Welsh was laughing hard enough that I thought he was going to lose a lung. “So you figured bringing him here was your best bet, huh?”

“Naturally, Ray. I hope he can remain in protective custody until we rout the beast. I thought perhaps the Leftenant might be able to requisition a harpoon.”

Oh, jeez. I was beginning to appreciate Moby Dick in a whole new way. “Ben, I’m not checked out on harpoons. Can’t I just shoot the walrus?”

“Certainly not, Ray. That will only make him angry. No, I’m very much afraid you’re going to have to use something with a bit more force behind it.”

Welsh staggered to his feet. Nice that he finally got the hysteria under control. Anyway, he mumbled something about finding me a harpoon and tried to leave, but I managed to grab his arm.

“Lieu, can you take it right to the car - maybe through the loading dock?” I handed Welsh the keys and hoped he understood I didn’t want to take Fraser back through the station like he was. “And maybe Frannie can call the doctor and get information about, uh, tranquilizers?”

“Ray, you’re brilliant!” Fraser sounded so happy - couldn’t imagine why. “I hadn’t even considered tranquilizing the walrus.”

I gotta be honest, neither had I. I just wanted Frannie to find out why my lover was seeing walruses in my fridge. “I - well, killing a walrus isn’t something I take lightly.”

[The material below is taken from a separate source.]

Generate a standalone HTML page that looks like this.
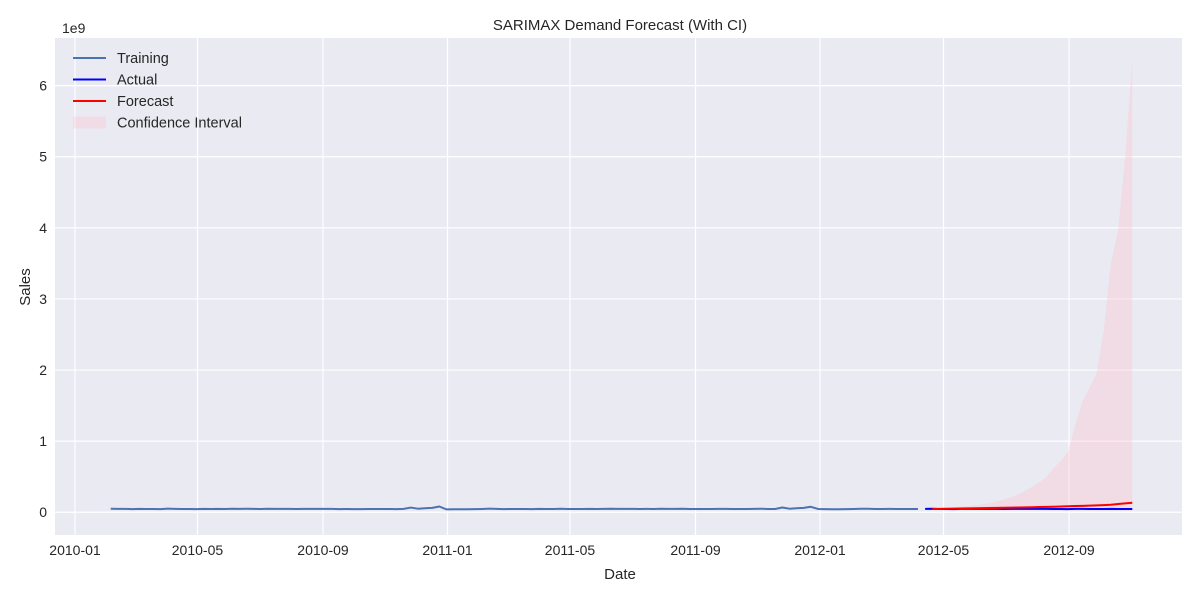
<!DOCTYPE html>
<html><head><meta charset="utf-8"><style>
body{margin:0;background:#fff;}
svg{display:block;font-family:"Liberation Sans",Arial,sans-serif;}
</style></head><body>
<svg id="chart" width="1200" height="600"></svg>
<script>
// ---- data (sales in millions; CI in billions) ----
const trainStart = "2010-02-05";
const trainSales = [49.8,48.3,48.3,44.0,46.9,45.9,45.0,44.1,50.4,47.4,46.0,45.2,43.7,47.6,46.2,47.4,46.0,48.5,48.3,48.9,48.3,46.3,48.9,47.5,47.0,46.9,45.1,47.5,46.8,47.2,46.6,48.2,44.0,45.2,44.6,43.4,46.4,45.8,46.0,45.2,43.6,47.0,
65.8,49.9,55.7,61.8,80.9,40.4,
42.8,42.0,42.1,44.0,46.3,50.5,48.3,44.0,46.5,46.1,45.0,44.6,46.9,45.9,46.5,50.0,45.1,46.1,45.1,46.8,45.5,47.0,48.6,47.5,48.2,47.0,46.2,47.0,46.5,48.4,47.0,46.6,48.7,46.3,45.1,44.8,45.2,47.9,46.8,45.5,46.2,45.3,47.0,49.5,46.0,46.0,
66.6,50.0,55.6,61.0,76.9,46.0,
44.0,42.8,42.8,43.3,46.0,50.0,50.0,45.8,46.5,47.0,46.3,45.0,46.5,46.0];
const actualStart = "2012-04-13";
const actualSales = [47.5,50.0,45.5,45.0,44.0,48.0,47.6,48.3,49.7,47.2,47.0,46.0,48.3,46.8,46.6,47.7,48.0,48.1,45.4,46.0,44.6,46.8,47.0,46.2,45.1,45.9,48.1,46.0,45.8,45.5];
const forecastStart = "2012-04-20";
const forecastSales = [45,47,49,51,52,54,56,58,60,62,63,65,67,69,71,73,75,78,81,84,87,90,93,97,101,106,116,124,134];
const ciUpper = [0.055,0.06,0.065,0.07,0.08,0.09,0.10,0.11,0.13,0.15,0.18,0.21,0.25,0.30,0.36,0.42,0.50,0.62,0.72,0.85,1.22,1.55,1.75,1.95,2.55,3.5,3.95,5.0,6.35];
const ciLower = [0.035,0.035,0.034,0.034,0.033,0.033,0.032,0.032,0.031,0.031,0.030,0.030,0.029,0.029,0.028,0.028,0.027,0.027,0.026,0.026,0.025,0.025,0.024,0.024,0.023,0.023,0.022,0.022,0.021];
const yTicks = [0,1,2,3,4,5,6];
const xTicks = ["2010-01","2010-05","2010-09","2011-01","2011-05","2011-09","2012-01","2012-05","2012-09"];

// ---- axes ----
const L=55,R=1182,T=38,B=535;
const base=Date.UTC(2010,0,1), DAY=86400000;
const dMin=-19.6, dMax=1084.7, yMin=-0.32, yMax=6.67;
function dayOf(s){const p=s.split("-").map(Number);return (Date.UTC(p[0],p[1]-1,p[2]||1)-base)/DAY;}
function X(d){return L+(d-dMin)/(dMax-dMin)*(R-L);}
function Y(v){return B-(v-yMin)/(yMax-yMin)*(B-T);}
const svg=document.getElementById("chart");
const NS="http://www.w3.org/2000/svg";
function mk(tag,attrs,parent){const e=document.createElementNS(NS,tag);for(const k in attrs)e.setAttribute(k,attrs[k]);(parent||svg).appendChild(e);return e;}

const bg=mk("rect",{x:L,y:T,width:R-L,height:B-T,fill:"#eaeaf2"});



yTicks.forEach(v=>{
  const g=mk("line",{x1:L,x2:R,y1:Y(v),y2:Y(v),stroke:"#fff","stroke-width":1.2});
  
  
  const t=mk("text",{x:L-8,y:Y(v)+5,"text-anchor":"end","font-size":14,fill:"#262626"});
  t.textContent=v;
  
  
});
xTicks.forEach(s=>{
  const x=X(dayOf(s));
  const g=mk("line",{x1:x,x2:x,y1:T,y2:B,stroke:"#fff","stroke-width":1.2});
  
  
  const t=mk("text",{x:x,y:B+20,"text-anchor":"middle","font-size":14,fill:"#262626"});
  t.textContent=s;
  
  
});

function seriesPts(start,arr,scale){const d0=dayOf(start);return arr.map((v,i)=>[X(d0+7*i),Y(v*scale)]);}

// CI band
const fd0=dayOf(forecastStart);
let pts=ciUpper.map((v,i)=>X(fd0+7*i)+","+Y(v));
for(let i=ciLower.length-1;i>=0;i--)pts.push(X(fd0+7*i)+","+Y(ciLower[i]));
const band=mk("polygon",{points:pts.join(" "),fill:"pink","fill-opacity":0.35});



function line(p,color,name){
  const e=mk("polyline",{points:p.map(q=>q.join(",")).join(" "),fill:"none",stroke:color,"stroke-width":2,"stroke-linejoin":"round"});
  
  
}
line(seriesPts(trainStart,trainSales,0.001),"#4c72b0","training-line");
line(seriesPts(actualStart,actualSales,0.001),"#0000ff","actual-line");
line(seriesPts(forecastStart,forecastSales,0.001),"#ff0000","forecast-line");

// labels
function txt(x,y,s,size,name,extra){const t=mk("text",Object.assign({x:x,y:y,"font-size":size,fill:"#262626"},extra||{}));t.textContent=s;

return t;}
txt(620,30,"SARIMAX Demand Forecast (With CI)",15,"chart-title",{"text-anchor":"middle"});
txt(62,33,"1e9",14,"y-scale-label");
txt(620,579,"Date",15,"x-axis-title",{"text-anchor":"middle"});
txt(30,287,"Sales",15,"y-axis-title",{"text-anchor":"middle",transform:"rotate(-90 30 287)"});

// legend
const legend=[["Training","#4c72b0","line"],["Actual","#0000ff","line"],["Forecast","#ff0000","line"],["Confidence Interval","pink","patch"]];
legend.forEach((it,i)=>{
  const y=58+i*21.5;
  if(it[2]==="line"){
    const l=mk("line",{x1:73,x2:106,y1:y,y2:y,stroke:it[1],"stroke-width":2});
    
    
  } else {
    const r=mk("rect",{x:73,y:y-6,width:33,height:12,fill:it[1],"fill-opacity":0.35});
    
    
  }
  txt(117,y+5,it[0],14.5,"legend-entry");
});
</script>
</body></html>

“Ray, your concern for our fellow creatures is quite admirable. I must admit that I didn’t relish the idea of killing the walrus, however malicious or conniving I consider it to be. And it’s not as if we would benefit from it’s demise. They aren’t the best tasting mammal, you know.”

Somehow, I had missed any opportunity on our adventure to try walrus, so I couldn’t respond to that. Welsh just ran out of the office and shut the door - Mort could probably hear him laughing all the way down in the morgue. “I’ll take your word on that one. How’s about we head home and do some hunting, okay? I think Sammy - excuse me, Petey - is getting kinda homesick.”

“”He gets bored in his tank, Ray, and would very much appreciate a change of scenery now and then.” Fraser stopped, put his ear to the bowl. “He’d also like some sex.”

“Maybe we can find him a nice girl turtle at the pet store, Fraser.” Like anyone other than another turtle could tell the difference.

“A boy turtle, Ray. It may come as a shock to you, but he’s gay.” So now I have this picture in my head of gay turtle sex which I will try to spend the rest of my life trying to get rid of.

I gently took the fishbowl under one arm, and used my other hand to guide Fraser toward the back stairs. “Let’s go home and shoot us a walrus, Ben.”

Hunting walrus in downtown Chicago - sounded like a typical day with my favorite freak. Just call me the Eggman.